Определение «сверхъестественный», в этом контексте выглядящее как банальный эпитет (типа ‘красота просто сверхъестественная’), в ином ракурсе может восприниматься как намек на скрытое присутствие на сцене некоего мистического начала. Возможность такого направления мыслей подкрепляется множеством мелких деталей: и тем, что действие происходит в монастыре, куда Юру привез дядя, и его священнический сан, в силу которого он назван (единственный раз именно в этом месте романа) «отец Николай», и как бы невзначай упомянутое время действия — «канун Покрова». Праздник Покрова Богородицы связан с видением Богородицы, явившимся св. Андрею Юродивому (X в.): он увидел Богородицу простершей белый покров над народом, молившимся в церкви о защите. В этом месте романа герой назван «Юра», но впоследствии мы узнаем его полное имя — Юрий Андреевич. Подобно тому как его фамилия звучит далеким отголоском евангельского ‘Сын Бога Живаго’, так и его имя реализует со сдвигом имя Андрея Юродивого. Картина природы, открывшаяся Юре, приникшему к стеклу окна, как будто молчаливо напоминает о чуде Покрова: «С неба оборот за оборотом бесконечными мотками падала на землю белая ткань, обвивая ее погребальными пеленами».
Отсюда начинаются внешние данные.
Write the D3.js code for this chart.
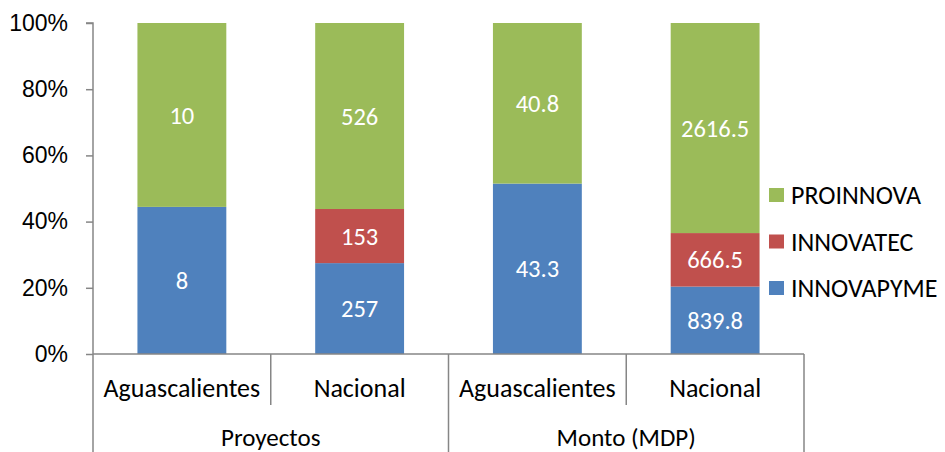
<!DOCTYPE html>
<html><head><meta charset="utf-8">
<script src="https://cdn.jsdelivr.net/npm/d3@7"></script>
<style>body{margin:0;background:#fff;}svg{display:block;font-family:Calibri,Carlito,"Open Sans",sans-serif;}</style>
</head><body>
<svg id="c" width="945" height="452"></svg>
<script>
const categories = ["Aguascalientes","Nacional","Aguascalientes","Nacional"];
const groups = ["Proyectos","Monto (MDP)"];
const series = ["INNOVAPYME","INNOVATEC","PROINNOVA"];
const innovapyme = [8, 257, 43.3, 839.8];
const innovatec = [0, 153, 0, 666.5];
const proinnova = [10, 526, 40.8, 2616.5];
const yTicks = [0,0.2,0.4,0.6,0.8,1];
const colors = {INNOVAPYME:"#4F81BD", INNOVATEC:"#C0504D", PROINNOVA:"#9BBB59"};

const svg = d3.select("#c");
const m = {l:93, r:804, t:23, b:354};
const idx = d3.range(categories.length);
const x = d3.scaleBand().domain(idx).range([m.l, m.r]).paddingInner(0.5).paddingOuter(0.25);
const y = d3.scaleLinear().domain([0,1]).range([m.b, m.t]);
const vals = {INNOVAPYME:innovapyme, INNOVATEC:innovatec, PROINNOVA:proinnova};
const rows = idx.map(i => { const o = {i}; series.forEach(s => o[s] = vals[s][i]); return o; });
const stack = d3.stack().keys(series).offset(d3.stackOffsetExpand)(rows);

stack.forEach(layer => {
  const g = svg.append("g");
  layer.forEach((d, j) => {
    const v = vals[layer.key][j];
    if (!v) return;
    g.append("rect").attr("x", x(j)).attr("width", x.bandwidth())
      .attr("y", y(d[1])).attr("height", y(d[0]) - y(d[1])).attr("fill", colors[layer.key]);
    g.append("text").attr("x", x(j) + x.bandwidth()/2).attr("y", (y(d[0]) + y(d[1]))/2)
      .attr("dy", "0.35em").attr("text-anchor", "middle").attr("fill", "#fff")
      .attr("font-size", 24.5).text(v);
  });
});

// y axis
const axisColor = "#868686";
const ya = svg.append("g").attr("transform", `translate(${m.l},0)`)
  .call(d3.axisLeft(y).tickValues(yTicks).tickFormat(d3.format(".0%")).tickSize(7).tickPadding(18));
ya.select(".domain").attr("stroke", axisColor).attr("stroke-width", 1.5).attr("d", `M-7,${m.t}H0V${m.b}`);
ya.selectAll(".tick line").attr("stroke", axisColor).attr("stroke-width", 1.5);
ya.selectAll(".tick text").attr("font-size", 23).attr("fill", "#000").attr("font-family", "inherit");

// x axis (multi-level)
const xa = svg.append("g");
const step = (m.r - m.l) / categories.length;
xa.append("line").attr("x1", m.l).attr("x2", m.r).attr("y1", m.b).attr("y2", m.b).attr("stroke", axisColor).attr("stroke-width", 1.5);
idx.forEach(i => {
  const xl = m.l + i*step;
  const outer = i % 2 === 0;
  xa.append("line").attr("x1", xl).attr("x2", xl).attr("y1", m.b).attr("y2", outer ? 452 : 405).attr("stroke", axisColor).attr("stroke-width", 1.5);
  xa.append("text").attr("x", xl + step/2).attr("y", 388).attr("dy", "0.35em").attr("text-anchor", "middle").attr("font-size", 26).text(categories[i]);
});
xa.append("line").attr("x1", m.r).attr("x2", m.r).attr("y1", m.b).attr("y2", 452).attr("stroke", axisColor).attr("stroke-width", 1.5);
groups.forEach((gname, k) => {
  xa.append("text").attr("x", m.l + step*(2*k+1)).attr("y", 437).attr("dy", "0.35em").attr("text-anchor", "middle").attr("font-size", 25).text(gname);
});

// legend
const leg = ["PROINNOVA","INNOVATEC","INNOVAPYME"];
leg.forEach((s, k) => {
  const cy = 195 + k*46.5;
  svg.append("rect").attr("x", 769).attr("y", cy - 7).attr("width", 15).attr("height", 14).attr("fill", colors[s]);
  svg.append("text").attr("x", 791).attr("y", cy).attr("dy", "0.35em").attr("font-size", 26).text(s);
});
</script>
</body></html>
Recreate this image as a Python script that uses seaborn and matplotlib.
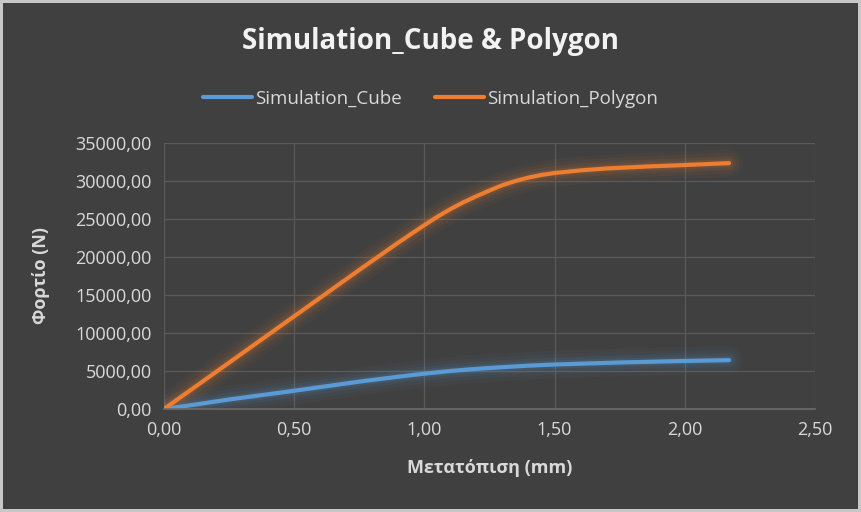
import numpy as np
import pandas as pd
import matplotlib
matplotlib.use("Agg")
import matplotlib.pyplot as plt
import seaborn as sns
from matplotlib.ticker import FuncFormatter, MultipleLocator

# values
disp_cube = [0.00, 0.10, 0.25, 0.50, 0.75, 0.90, 1.00, 1.10, 1.20, 1.30, 1.40,
             1.50, 1.75, 2.00, 2.17]
load_cube = [0, 480, 1250, 2400, 3600, 4250, 4650, 5000, 5280, 5500, 5700,
             5850, 6120, 6320, 6430]
disp_poly = [0.00, 0.25, 0.50, 0.75, 0.90, 1.00, 1.05, 1.10, 1.15, 1.20, 1.25,
             1.30, 1.35, 1.40, 1.45, 1.50, 1.60, 1.70, 1.85, 2.00, 2.17]
load_poly = [0, 6100, 12200, 18300, 21900, 24200, 25300, 26300, 27200, 28000, 28750,
             29450, 30000, 30450, 30800, 31050, 31400, 31650, 31900, 32100, 32350]

cube = pd.DataFrame({"x": disp_cube, "y": load_cube})
poly = pd.DataFrame({"x": disp_poly, "y": load_poly})

bg = "#404040"
grid = "#5a5a5a"
txt = "#d9d9d9"
blue = "#5b9bd5"
orange = "#ed7d31"

sns.set_theme(style="dark")
plt.rcParams["font.family"] = ["Open Sans", "DejaVu Sans"]

fig = plt.figure(figsize=(8.61, 5.12), dpi=100, facecolor=bg)
fig.patch.set_edgecolor("#c8c8c8")
fig.patch.set_linewidth(3)
ax = fig.add_axes([0.1905, 0.2012, 0.756, 0.5195])
ax.set_facecolor(bg)

# soft glow under each line
for df, c in [(cube, blue), (poly, orange)]:
    for lw, a in [(20, 0.04), (15, 0.05), (10, 0.08), (6, 0.12)]:
        sns.lineplot(data=df, x="x", y="y", ax=ax, color=c, lw=lw, alpha=a,
                     solid_capstyle="round", solid_joinstyle="round", legend=False)

sns.lineplot(data=cube, x="x", y="y", ax=ax, color=blue, lw=3,
             solid_capstyle="round", solid_joinstyle="round", label="Simulation_Cube")
sns.lineplot(data=poly, x="x", y="y", ax=ax, color=orange, lw=3,
             solid_capstyle="round", solid_joinstyle="round", label="Simulation_Polygon")

ax.set_xlim(0, 2.5)
ax.set_ylim(0, 35000)
ax.xaxis.set_major_locator(MultipleLocator(0.5))
ax.yaxis.set_major_locator(MultipleLocator(5000))
fmt = FuncFormatter(lambda v, p: f"{v:.2f}".replace(".", ","))
ax.xaxis.set_major_formatter(fmt)
ax.yaxis.set_major_formatter(fmt)
ax.grid(True, color=grid, lw=0.9)
for s in ["top", "right", "left"]:
    ax.spines[s].set_visible(False)
ax.spines["bottom"].set_color("#6a6a6a")
ax.tick_params(colors=txt, labelsize=13, length=0, pad=9)

ax.set_xlabel("Μετατόπιση (mm)", color=txt, fontsize=13, fontweight="bold", labelpad=14)
ax.set_ylabel("Φορτίο (N)", color=txt, fontsize=13, fontweight="bold", labelpad=18)

fig.text(0.5, 0.918, "Simulation_Cube & Polygon", ha="center", va="center",
         color="#f2f2f2", fontsize=20, fontweight="bold")
ax.legend(loc="center", bbox_to_anchor=(0.5, 0.807), bbox_transform=fig.transFigure,
          ncol=2, frameon=False, fontsize=13.5, labelcolor=txt, handlelength=2.6,
          handletextpad=0.15, columnspacing=1.8)

fig.savefig("out.png", dpi=100, facecolor=bg, edgecolor=fig.patch.get_edgecolor())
Мистическая аура ситуации, по-видимому, не ускользнула от «отца Николая», реакция которого на происходящее описана следующим образом: «Проснулся дядя, говорил ему о Христе и утешал его, а потом зевал, подходил к окну и задумывался». Мы не знаем, о чем «задумывался» Веденяпин. Вектор повествования, повернувшийся было в направлении поиска символического смысла (в полном согласии с духовным профилем философа), тут же перебивается тривиальной «реалистической» деталью («зевал»). Что касается самого Юры, он в этот момент едва ли «задумывается» о мистических подтекстах. Все, что он ощущает — это то, что открывшаяся ему картина как-то связана со смертью и похоронами матери, и что это воспоминание вызывает в нем импульсивное стремление «бежать на улицу, чтобы что-то предпринять».

В этом эпизоде сошлись несколько тем, каждой из которых в дальнейшем предстоит раздельное существование. Но след момента, когда они сошлись в тесном контрапунктном соположении, протянется к их последующим вступлениям. Когда Живаго, приникшего к окну трамвая, внезапно посещает мысль о смерти, вызвав импульсивное желание вырваться из духоты трамвая наружу роковой порыв, который и стал причиной его смерти, — или когда в его отношениях с Ларой пунктиром проходит бытовая деталь, на первый взгляд досадная своей неуместной банальностью, — белоснежные накрахмаленные простыни, а также суета и «стук», сопровождающие стирку и глажение, — мы оказываемся в моментах новых схождений узнаваемых тем. Узнает ли их сам герой, не являются ли некоторые его поступки, казалось бы, лишенные логики, следствием именно таких моментов молчаливого узнавания, — остается вопросом, от прямого ответа на который роман уклоняется; возможность символического смысла прячется за бесконечными переплетениями объективно-безразличных событийных линий.

Эпизод второй (1:6) происходит через несколько месяцев. Юра молится об умершей матери:

Вдруг он вспомнил, что не помолился о своем без вести пропадающем отце. <…> И он подумал, что ничего страшного не будет, если он помолится об отце как-нибудь в другой раз. — Подождет. Потерпит, — как бы подумал он. Юра его совсем не помнил.

Между тем, именно в это самое время (сопоставляя некоторые мелкие детали, можно прийти к выводу, что в точности в тот самый момент), когда Юра «вдруг» вспомнил, что он не помолился об отце, и все-таки не стал молиться, его отец кончает жизнь самоубийством, выбросившись из поезда. Опять-таки, в романе ничего не сказано о том, связалась ли в сознании мальчика (или впоследствии, ретроспективно, в памяти Живаго) смерть отца с тем, что сын его «покинул» в критический момент. Все, что мы увидим впоследствии — это то влияние, которое раннее переплетение нитей судьбы героя и его отца могло иметь на ход его мыслей и, как следствие, на его поведение.